December 23, 2015 – The European Court of Justice handed Scotch Whisky producers an early Christmas present today, ruling that the Scottish Government’s plan to impose a minimum unit pricing scheme for retail alcohol sales violates European trade laws as currently enacted. The Luxembourg-based court ruled that the plan to set a minimum price of 50p ($0.74 USD) per unit of alcohol (approximately 35ml of whisky) could meet the legal standard only after tax increases and other less restrictive measures to control alcohol abuse had been tried and failed. The ruling came after the Scotch Whisky Association and other drinks trade groups appealed Scottish court rulings upholding the law passed by Scotland’s devolved Parliament in 2012.
“The very clear steer from the European Court of Justice is that there’s a very high test to be met and that the Scottish Government has been unable to meet those tests,” said David Williamson of the Scotch Whisky Association in a telephone interview following the ruling. The case has been referred back to Scotland’s Court of Session for review, with a hearing expected during 2016. “What the Scottish courts will have to do now is reflect on what the European court has said on the (points) of European law, and then there will be an assessment as to whether the Scottish Government’s minimum pricing scheme is proportionate to what it wants to achieve,” Williamson said.

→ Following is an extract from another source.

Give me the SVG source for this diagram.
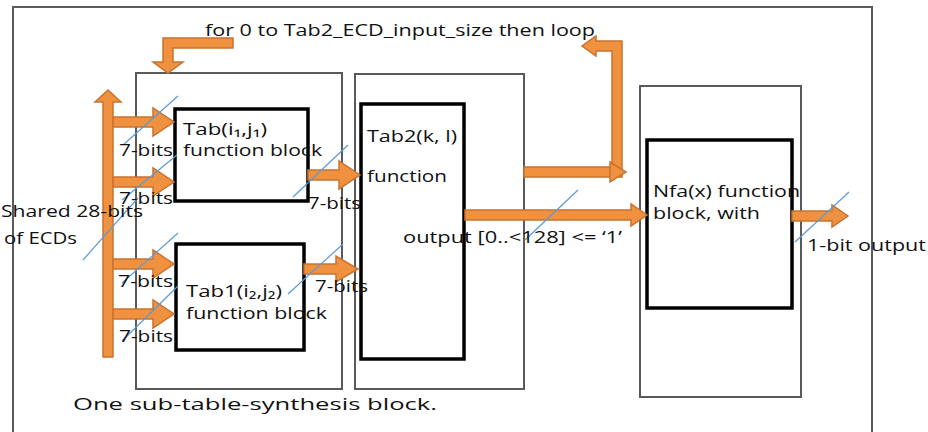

Listen to Mark Gillespie’s interview with David Williamson:
In a statement, Scottish Health Secretary Shona Robison defended the minimum unit pricing scheme and predicted the Court of Session will uphold it.
“While we must await the final outcome of this legal process, the Scottish Government remains certain that minimum unit pricing is the right measure for Scotland. We believe it is the most effective mechanism for tackling alcohol misuse and reducing the harm that cheap, high-strength alcohol causes our communities. We maintain that minimum unit pricing would target heavy drinkers as they tend to drink the cheap, high strength alcohol that will be most affected by the policy.”
Government officials designed the plan to target low-priced high-alcohol-content drinks such as ciders, and have noted that it is currently possible for an alcohol abuser to buy the recommended weekly maximum intake of 21 units of alcohol for less than £5 GBP ($7.44 USD). The minimum pricing scheme is currently on hold during the appeals process, but if allowed to take effect, would raise that cost to £10.50 ($15.62 USD).
Williamson noted that the industry has worked actively with government officials to fight alcohol abuse, and that there clearly is a problem within Scotland that must still be addressed. “Alcohol deaths in Scotland have fallen by a third over the last ten years, which suggests we’re going in the right direction…but clearly more work’s to be done. What we hope is now that this ruling’s very clear, there’s a chance to move the debate on…it’s a very polarized debate, but move it on to a place where government, industry, and others can work in partnership so that we can take other, more effective, alternative, and legal measures,” he said.